Comment by adrian_b

2 hours ago

Most kinds of memory devices are based on old principles of making a memory device, which are applied to new materials.

I do not think that any new memory device principles have been invented after WWII. Already by 1940, the inventor of DRAM, John Vincent Atanasoff, had enumerated almost all principles that can be used to make a memory device.

The first DRAM of Atanasoff was made with discrete capacitors, then 5-years later von Neumann proposed to use iconoscope cathode-ray tubes instead, which were used for a few years, before being replaced by magnetic core memories. The Intel company was formed for the commercialization of the first (1-kbit) DRAM integrated circuit made with MOS transistors.

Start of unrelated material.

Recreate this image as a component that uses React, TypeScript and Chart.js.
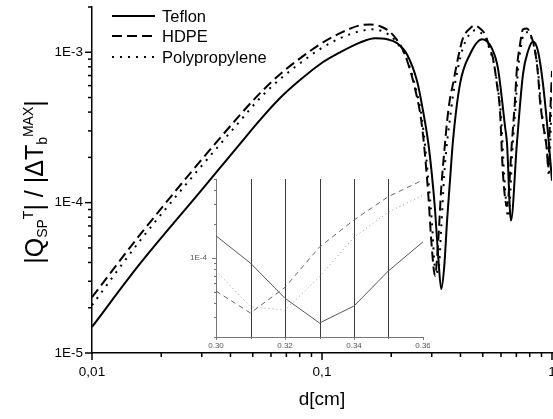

The memory described in TFA is in principle equivalent with a memory made with mechanical toggle switches or latching relays with mechanical latching, where the 2 stable states are maintained by elastic forces and you can toggle the state if you apply a force great enough on the switch.

Reducing a mechanical bistable device to the size of a few atoms reaches the possible limit of memory density. As described in the parent article, this device should be able to store information safely and it should be able to switch is state quickly.

The difficulties are not in the memory cell itself, but in how to enable fast and accurate reading and writing. While the memory cell itself may have the minimum size permitted by the atomic structure, there is no way to miniaturize to the same extent any kind of reading and writing interfaces, so that they could be incorporated in the memory cell, like in an SRAM cell.

Therefore the only solution that can preserve the high cell density is to have a read/write head that is shared by a great number of cells, i.e. which must be moved in order to access different cells.

So the memory, at least within some block, must have mechanical access, so it must be implemented as a tape or a disc. Multiple heads could be used to increase the read/write speed, like also for magnetic memories.

So I do not think that there is much to criticize in this paper, it makes sense and it identifies a new material that is suitable for implementing a known kind of memory cell at an atomic scale, even if it is unlikely that a practical memory based on this concept will become possible any time soon.

Microsoft has worked for many years on their glass memory devices, which have much more important advantages, and they are still far from being able to sell such devices, mainly due to the cost of the required lasers, for which there is a chicken-and-egg problem, they are very expensive because they are produced in very small quantities and they cannot be incorporated in a device intended for mass production, because they are too expensive.